Im Mittelteil der großen „Seelensammler“-Trilogie besucht das Schiff und seine Besatzung nicht nur den wilden Westen, sondern auch das von der Pest heimgesuchte Europa. Überall aber treffen unsere Protagonisten auf Missgunst, Hass und Habgier. Immer wieder wird um des persönlichen Wohlergehens gelogen, aufgehetzt und getötet, der Mensch erweist sich als selbstzerstörerisches Tier, das seine dünne Tünche der Zivilisation nur zu schnell abstreift, wenn es um den persönlichen Vorteil geht. Insoweit ist Simon nachvollziehbar hin- und hergerissen von der Bitte des Magiers, ihn zu unterstützen. Frieden auf Erden, wäre dies den Preis der persönlichen Freiheit wert?

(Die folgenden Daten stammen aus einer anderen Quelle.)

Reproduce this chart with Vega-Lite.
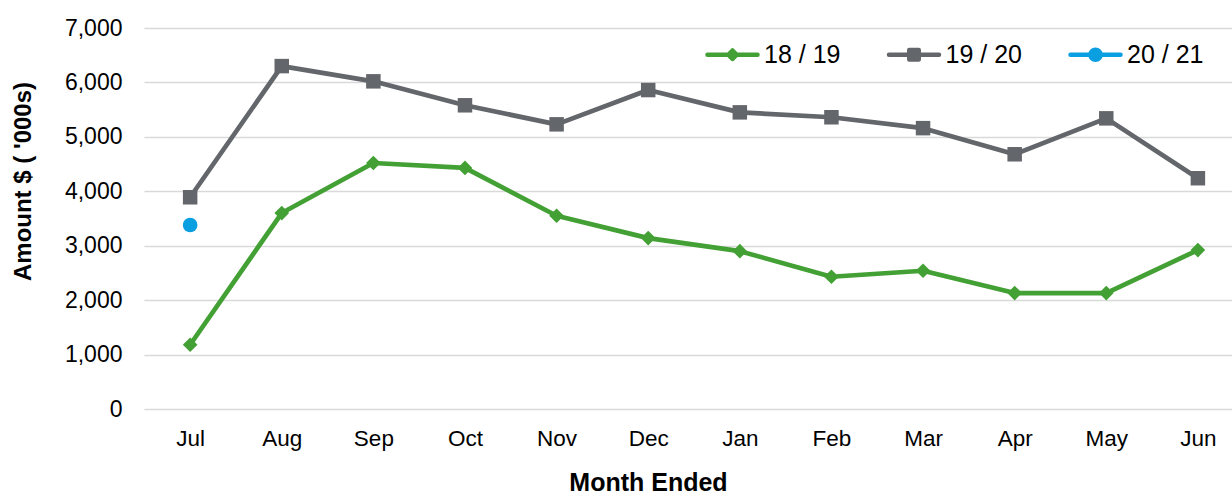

Eine Frage, die gar nicht so einfach zu beantworten ist.
Verpackt hat der Autor diese zentrale Entscheidung erneut in einer packenden Handlung, die von den geschichtlichen Berichten zehrt und lebt. Der Kinderkreuzzug, die Pest, die Europa entvölkert und die Massaker der Immigranten an den Indianern – das ist die Bühne für die spannend ablaufenden Geschehnisse und bietet genügend Argumente dafür, die scheinbar unbelehrbaren Menschen an die Kette zu legen. Das Gebotene verbindet somit Unterhaltung mit einigen nachdenkenswerten Überlegungen, unterhält spannend und stilistisch flüssig und weckt Appetit auf den dritten Band.